Julia Stewart (20 June 1862 – 12 December 1945) was an English actress. Beginning her career as a child actress, she went on to success on the London stage in adult roles in the late 1870s. She appeared on stage in New York from 1879.

==Biography==
Stewart was born in Clerkenwell, London. Her father was a well-known Scottish comedian, David ("auld Davie") Stewart. She began performing as a child actress at the Theatre Royal, Glasgow, in 1867, first speaking the following year in the juvenile role of Sybil in A Wolf in Sheep's Clothing. She performed until 1876 at the Theatre Royal, Glasgow, and in Newcastle upon Tyne, in both girls' and boys' roles. In 1876, she became a member of Sarah Thorne's theatre company, playing the adult part of Emma Marigold in My Awful Dad, opposite Charles Mathews.

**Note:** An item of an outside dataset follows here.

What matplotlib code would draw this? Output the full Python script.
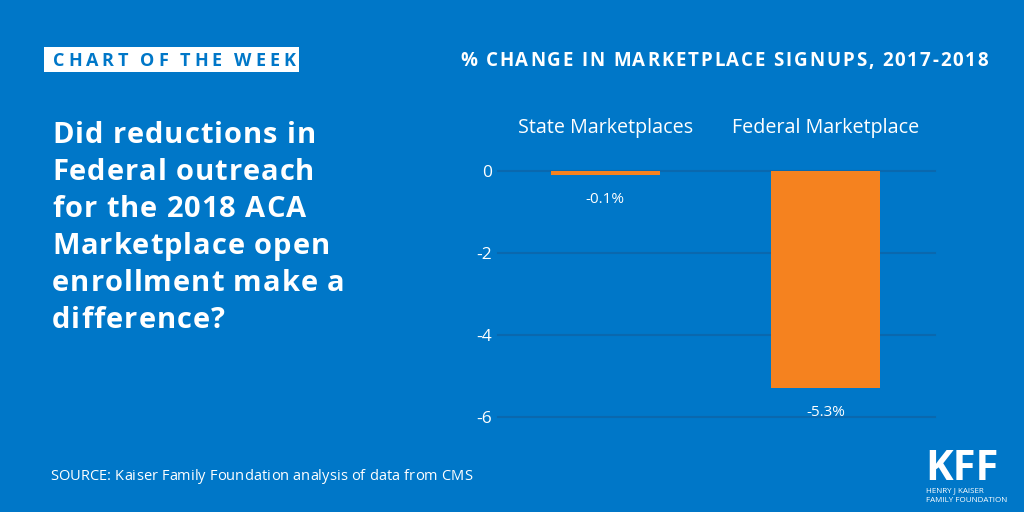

In 1877, at the age of 15, she made her London début, creating the role of Maggie Macfarlane in W. S. Gilbert's comedy, Engaged, at the Haymarket Theatre with much success. She also played the part in a provincial tour and again in the play's revival at the Strand Theatre in 1878. The Era reported: "A decidedly favourable impression was made by Miss Julia Stewart, who ... bewitched all present by her pretty face, her artless, winning style, her dainty treatment of the Scotch dialect, and the thorough freshness and naturalness of her acting throughout. This was one of the pleasantest performances we have seen for many a day". She then returned to the Haymarket as Mary Meredith in a revival Our American Cousin with E. A. Sothern, taking the same part on tour after the London run. During the tour, she also played Ada Ingot in David Garrick, earning good reviews.

In 1879, Sothern took the 17-year-old Stewart with him to America to appear at the Park Theatre in New York in Brother Sam. She soon joined the troupe of Tommaso Salvini for an American tour, playing in Shakespeare and other classic plays. She appeared in Two Nights in Rome by Archibald Clavering Gunter, at the Union Square Theatre in New York. Stewart continued to perform on stage in the US after this. In 1885, she was cast to play in a production of Paquita at Baldwin's Theatre in San Francisco, California. She appeared with Dion Boucicault's company in 1887 in Boston as Cuba in Finn MacCool of Skibbereen and in San Francisco in Drop Curtain Monographs. Years later, she played Gloria Quayle in The Christian in a tour of the western US.

On 14 September 1892, she married, and subsequently divorced, the actor Frank Wilford Curtis. In 1925, Stewart was living at the Hotel Broztell in New York City when she was a witness in a case concerning a man passing a fraudulent check.

She died in 1945, at the age of 82, in Darby, Pennsylvania.